If it is not available from another source, we will transcribe the book 
using our staff, ask one of our volunteers to transcribe the book, or 
pay someone to transcribe the book. A book the size of the biology text 
I have with me today will take approximately 9 months to transcribe. 
Most transcribers work on several books at one time--and regularly 
provide volumes of Braille to stay ahead of the class syllabus. A book 
this size--1,183 pages--would translate into 4,732 pages in braille. 
The average cost to produce this into Braille book would be: $16,562.

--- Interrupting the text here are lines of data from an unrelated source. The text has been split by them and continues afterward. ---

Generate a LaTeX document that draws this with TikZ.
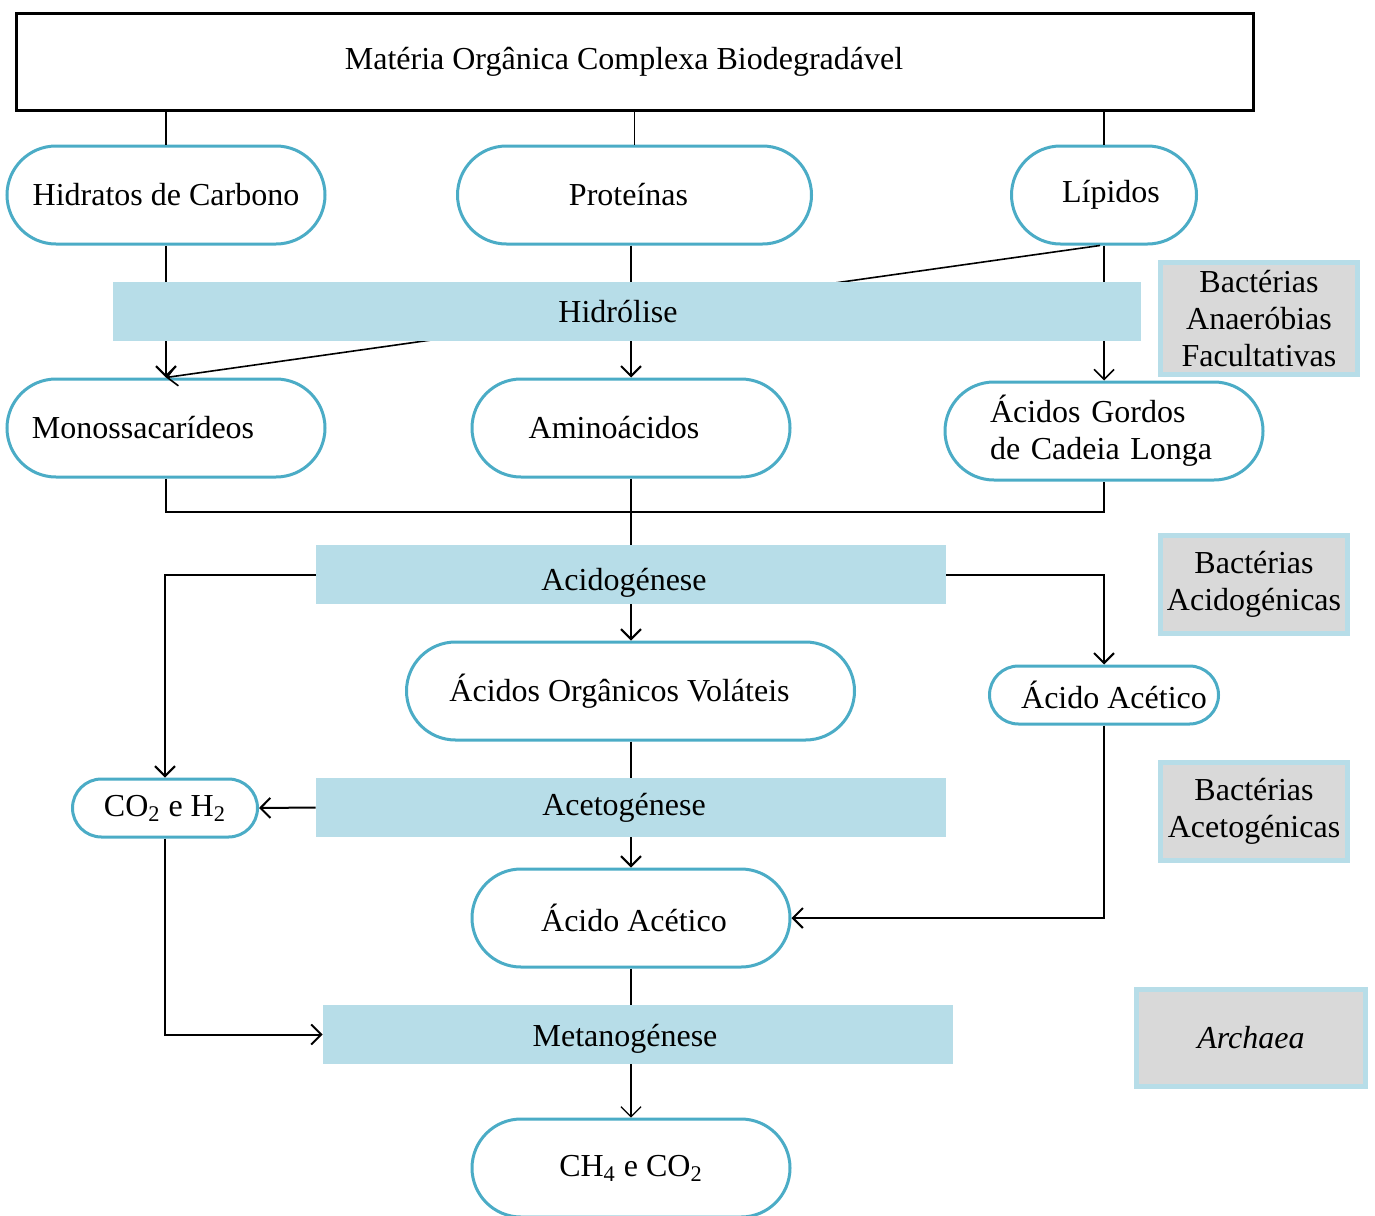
\documentclass[tikz,border=0pt]{standalone}
\usepackage{fontspec}
\setmainfont{Liberation Serif}
\usetikzlibrary{arrows.meta}
\definecolor{pillblue}{RGB}{75,172,198}
\definecolor{barblue}{RGB}{183,221,232}
\definecolor{agentgrey}{RGB}{217,217,217}
\pgfdeclarelayer{front}
\pgfsetlayers{main,front}

\begin{document}
\begin{tikzpicture}[x=0.5pt, y=-0.5pt, >={Straight Barb[length=5pt,width=10pt]},
    every node/.style={font=\fontsize{16}{18.5}\selectfont},
    pill/.style={draw=pillblue, line width=1.5pt, fill=white, rounded corners=24.5pt, minimum width=159pt, minimum height=49pt, inner sep=0pt},
    small pill/.style={pill, rounded corners=14.5pt, minimum height=29pt},
    stage/.style={fill=barblue, minimum width=315pt, minimum height=29.5pt, inner sep=0pt},
    agent/.style={draw=barblue, line width=2.5pt, fill=agentgrey, align=center, inner sep=0pt},
    link/.style={->, line width=1pt},
    thin link/.style={->, line width=0.6pt}]

    \useasboundingbox (0,0) rectangle (1375,1215);

    \node[draw, line width=1.5pt, minimum width=618.5pt, minimum height=48.5pt, inner sep=0pt] (top) at (635,62) {\hspace{-11pt}Matéria Orgânica Complexa Biodegradável};

    \node[pill] (hidratos) at (166,195) {Hidratos de Carbono};
    \node[pill, minimum width=177pt] (proteinas) at (634.5,195) {\hspace{-6pt}Proteínas};
    \node[pill, minimum width=92.5pt] (lipidos) at (1104,195) {\hspace{7pt}Lípidos};

    \node[pill, inner xsep=12.5pt, text width=134pt, align=left] (mono) at (166,428) {Monossacarídeos};
    \node[pill] (amino) at (631,428) {\hspace{-17pt}Aminoácidos};
    \node[pill, inner xsep=22.5pt, text width=114pt, align=left] (gordos) at (1104,431) {Ácidos Gordos\\de Cadeia Longa};

    \node[pill, minimum width=224pt] (aov) at (630.5,691) {\hspace{-11pt}Ácidos Orgânicos Voláteis};
    \node[small pill, minimum width=114.5pt] (aceticoR) at (1104,695) {\hspace{10pt}Ácido Acético};
    \node[small pill, minimum width=92.5pt] (co2) at (165,808) {CO\textsubscript{2} e H\textsubscript{2}};
    \node[pill] (acetico) at (631,918) {\hspace{3pt}Ácido Acético};
    \node[pill] (ch4) at (631,1168) {CH\textsubscript{4} e CO\textsubscript{2}};

    % fases
    \begin{pgfonlayer}{front}
    \node[stage, minimum width=514pt] (hidrolise) at (627,311.5) {\hspace{-9pt}Hidrólise};
    \node[stage] (acidogenese) at (631,574.5) {\hspace{-7pt}\raisebox{-4pt}[\height][\depth]{Acidogénese}};
    \node[stage] (acetogenese) at (631,807.5) {\hspace{-7pt}Acetogénese};
    \node[stage] (metanogenese) at (638,1034.5) {\hspace{-13pt}\raisebox{-2pt}[\height][\depth]{Metanogénese}};
    \end{pgfonlayer}

    % microrganismos
    \node[agent, minimum width=98.5pt, minimum height=56pt] (anaerobias) at (1259,318.5) {Bactérias\\Anaeróbias\\Facultativas};
    \node[agent, minimum width=93.5pt, minimum height=49pt] (acidogenicas) at (1254,584.5) {Bactérias\\Acidogénicas};
    \node[agent, minimum width=93.5pt, minimum height=49pt] (acetogenicas) at (1254,811.5) {Bactérias\\Acetogénicas};
    \node[agent, minimum width=114.5pt, minimum height=48.5pt] (archaea) at (1251,1038) {\textit{Archaea}};

    \coordinate (join) at (631,512);

    \draw[line width=0.8pt] (hidratos.north) -- (hidratos.north |- top.south);
    \draw[line width=0.8pt] (top.south -| proteinas.north) -- (proteinas.north);
    \draw[line width=0.8pt] (lipidos.north) -- (lipidos.north |- top.south);

    \draw[link] (hidratos.south) -- (mono.north);
    \draw[link, line width=0.8pt] ([xshift=-2pt]lipidos.south) -- (mono.north);
    \draw[link] (amino.north |- proteinas.south) -- (amino.north);
    \draw[link, line width=0.8pt] (lipidos.south) -- (gordos.north);

    \draw[line width=0.6pt] (mono.south) |- (join) -| (gordos.south);
    \draw[link] (amino.south) -- (amino.south |- aov.north);

    \draw[link] (acidogenese.west) -| (co2.north);
    \draw[link] (acidogenese.east) -| (aceticoR.north);
    \draw[link] (aov.south -| acetico.north) -- (acetico.north);
    \draw[link] (acetogenese.west) -- (co2.east);
    \draw[link] (co2.south) |- (metanogenese.west);
    \draw[link] (aceticoR.south) |- (acetico.east);
    \draw[thin link] (acetico.south) -- (ch4.north);

\end{tikzpicture}
\end{document}
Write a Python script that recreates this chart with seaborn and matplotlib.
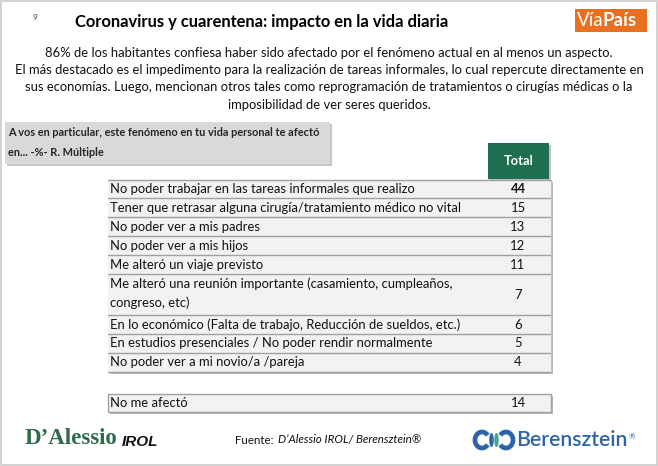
import matplotlib
matplotlib.use("Agg")
import matplotlib.pyplot as plt
from matplotlib.patches import Rectangle, Arc, Ellipse
import seaborn as sns

sns.set_theme(style="white")
plt.rcParams['font.family'] = ['Lato', 'DejaVu Sans']

# ---------------- data ----------------
page_number = "9"
title = "Coronavirus y cuarentena: impacto en la vida diaria"
summary_lines = [
    "86% de los habitantes confiesa haber sido afectado por el fenómeno actual en al menos un aspecto.",
    "El más destacado es el impedimento para la realización de tareas informales, lo cual repercute directamente en",
    "sus economías. Luego, mencionan otros tales como reprogramación de tratamientos o cirugías médicas o la",
    "imposibilidad de ver seres queridos.",
]
question_lines = ["A vos en particular, este fenómeno en tu vida personal te afectó",
                  "en... -%- R. Múltiple"]
column_header = "Total"
categories = [
    "No poder trabajar en las tareas informales que realizo",
    "Tener que retrasar alguna cirugía/tratamiento médico no vital",
    "No poder ver a mis padres",
    "No poder ver a mis hijos",
    "Me alteró un viaje previsto",
    "Me alteró una reunión importante (casamiento, cumpleaños,\ncongreso, etc)",
    "En lo económico (Falta de trabajo, Reducción de sueldos, etc.)",
    "En estudios presenciales / No poder rendir normalmente",
    "No poder ver a mi novio/a /pareja",
]
values = [44, 15, 13, 12, 11, 7, 6, 5, 4]
other_category = "No me afectó"
other_value = 14
source_prefix = "Fuente: "
source_text = "D’Alessio IROL/ Berensztein®"

# ---------------- figure ----------------
W, H = 658, 466
fig = plt.figure(figsize=(W / 100, H / 100), dpi=100)
ax = fig.add_axes([0, 0, 1, 1])
ax.set_xlim(0, W)
ax.set_ylim(H, 0)
ax.axis("off")
fig.canvas.draw()


def px_width(t):
    fig.canvas.draw()
    return t.get_window_extent().width


# outer frame
ax.add_patch(Rectangle((1, 1), W - 2, H - 2, fill=False, ec="#c9c9c9", lw=1.2))

# page number & title
ax.text(35, 18, page_number, fontsize=6, color="#444444", ha="center", va="center")
ax.text(262, 22, title, fontsize=11.9, fontweight="bold", color="black", ha="center", va="center")

# VíaPaís logo
ax.add_patch(Rectangle((575, 9), 72, 23, color="#e8701e", lw=0))
ax.text(604, 21, "Vía", fontsize=13.5, color="white", ha="right", va="center")
ax.text(602, 21, "País", fontsize=13.5, color="white", fontweight="bold", ha="left", va="center")

# summary paragraph
for i, line in enumerate(summary_lines):
    ax.text(329, 53 + i * 17.2, line, fontsize=9.4, color="#111111", ha="center", va="center")

# question box with shadow
ax.add_patch(Rectangle((7, 124), 325, 42, color="#9a9a9a", alpha=0.55, lw=0))
ax.add_patch(Rectangle((5, 122), 325, 42, color="#d9d9d9", lw=0))
ax.text(8, 133, question_lines[0], fontsize=7.9, fontweight="bold", ha="left", va="center")
ax.text(8, 152, question_lines[1], fontsize=7.9, fontweight="bold", ha="left", va="center")

# column header
x0, x1 = 108, 551
vx = 518
ax.add_patch(Rectangle((489, 145), 62, 35, color="#888888", alpha=0.5, lw=0))
ax.add_patch(Rectangle((488, 143), 61, 36, color="#1f6e4f", lw=0))
ax.text(518.5, 161, column_header, fontsize=9.3, fontweight="bold", color="white", ha="center", va="center")

# table rows
fs = 9.4
row_h = 18.9
extra_line = 22.2
y = 179.5
tops = []
heights = []
for cat in categories:
    n = cat.count("\n") + 1
    h = row_h + extra_line * (n - 1)
    tops.append(y)
    heights.append(h)
    y += h
bottom = y

ax.add_patch(Rectangle((x0 + 2, tops[0] + 2), x1 - x0, bottom - tops[0], color="#8a8a8a", alpha=0.6, lw=0))
ax.add_patch(Rectangle((x0, tops[0]), x1 - x0, bottom - tops[0], color="#f2f2f2", lw=0))
for i, (cat, val, t, h) in enumerate(zip(categories, values, tops, heights)):
    ax.plot([x0, x1], [t, t], color="#a0a0a0", lw=1)
    lines = cat.split("\n")
    if len(lines) == 1:
        ax.text(110, t + h / 2, cat, fontsize=fs, ha="left", va="center", color="#111111")
    else:
        for k, ln in enumerate(lines):
            ax.text(110, t + 10 + k * 19, ln, fontsize=fs, ha="left", va="center", color="#111111")
    ax.text(vx, t + h / 2, str(val), fontsize=fs, ha="center", va="center",
            fontweight="bold" if i == 0 else "normal", color="#111111")
ax.plot([x0, x1], [bottom, bottom], color="#a0a0a0", lw=1)
ax.plot([x1, x1], [tops[0], bottom], color="#c0c0c0", lw=0.8)

# "No me afectó" row
ot, oh = 393.5, 18.9
ax.add_patch(Rectangle((x0 + 2, ot + 2), x1 - x0, oh, color="#8a8a8a", alpha=0.6, lw=0))
ax.add_patch(Rectangle((x0, ot), x1 - x0, oh, color="#f2f2f2", ec="#a0a0a0", lw=1))
ax.text(110, ot + oh / 2, other_category, fontsize=fs, ha="left", va="center", color="#111111")
ax.text(vx, ot + oh / 2, str(other_value), fontsize=fs, ha="center", va="center", color="#111111")

# footer: D'Alessio IROL logo
ax.text(25, 439, "D’Alessio", fontsize=16.5, fontweight="bold", color="#2e6b4b",
        family=["Liberation Serif", "DejaVu Serif"], ha="left", va="center")
ax.text(122, 442, "IROL", fontsize=11, fontweight="bold", style="italic", color="#111111",
        family=["Liberation Sans", "DejaVu Sans"], ha="left", va="center")

# source
t1 = ax.text(235, 440, source_prefix, fontsize=8.3, ha="left", va="center", color="#111111")
w1 = px_width(t1)
ax.text(235 + w1 + 1, 440, source_text, fontsize=8.3, style="italic", ha="left", va="center",
        color="#111111")

# Berensztein logo
ax.add_patch(Arc((482, 440), 14, 16, theta1=40, theta2=320, color="#2e64a8", lw=3.4))
ax.add_patch(Ellipse((491.5, 440), 4.5, 14, color="#2e64a8", lw=0))
ax.add_patch(Ellipse((496.5, 440), 4.5, 14, color="#4aa38c", lw=0))
ax.add_patch(Arc((506, 440), 14, 16, theta1=220, theta2=500, color="#2e64a8", lw=3.4))
tb = ax.text(516, 440, "Berensztein", fontsize=15.3, color="#2e64a8", fontweight="semibold",
             ha="left", va="center")
wb = px_width(tb)
ax.text(516 + wb + 1, 437, "®", fontsize=5.5, color="#2e64a8", ha="left", va="center")

fig.savefig("out.png", dpi=100)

    This national practice for producing books in alternative format 
that I have described is a process that requires everyone in the chain 
to do their part, on time, and accurately. One break in the chain, and 
the books will be late for the beginning of school. The process for 
providing textbooks in adapted format is dependent upon many factors, 
which determine if students receives books on time. Some of those 
factors are:
    If students are assigned subject areas and classes for the next 
school year, prior to May
    If the school has identified next year's textbooks
    If the school can provide copies of the textbooks for us to use in 
production
    If the book orders are placed by April 30
    If there are transcribers available to produce the book in Braille
    If students' schedules don't change when school begins
    If students don't move into a different school system unexpectedly
    The process that is promoted within the scope of this legislation 
is very different from the one we currently use. It requires far less 
time, costs less, and will ensure that blind students will receive 
their textbooks at the same time as other students. As soon as an order 
is received for the book, we would search our database. If we don't 
have it, we would check the national database, that this legislation 
creates, to see if the file is listed as available. If it is, we will 
download the file, print the book in large print or translate the data 
using braille software, and provide the book in the student's chosen 
format (visual electronic, large print, digital audio, or for use with 
an electronic braille display). If the book isn't available, we will 
request the electronic file from the publisher, to be deposited in the 
center. Once deposited, we will download the file. The cost for my 
Resource Center to produce this biology book in Braille, using this 
proposed process, would be approximately $785, and it could easily be 
produced within a week.
    If this legislation is passed, three (3) years from now I will not 
struggle to find a means by which this biology textbook is put into 
Braille. When the student moves to Fairfax from Newport News in the 
middle of the school year, or when the student is doing so well that 
she chances classes first semester into an honors class, the books can 
be available.
    On behalf of the members of the Association of Instructional 
Resource Centers for the Visually Impaired--representing every state in 
the country, we believe that this legislation offers the single 
greatest contribution to blind and visually impaired children's 
futures. It will ensure they really do receive the same education as 
their sighted peers. Access to information opens doors. This 
legislation is a door opener. Children's lives will be changed.

    [Whereupon, at 11:15 a.m., the committee was adjourned.]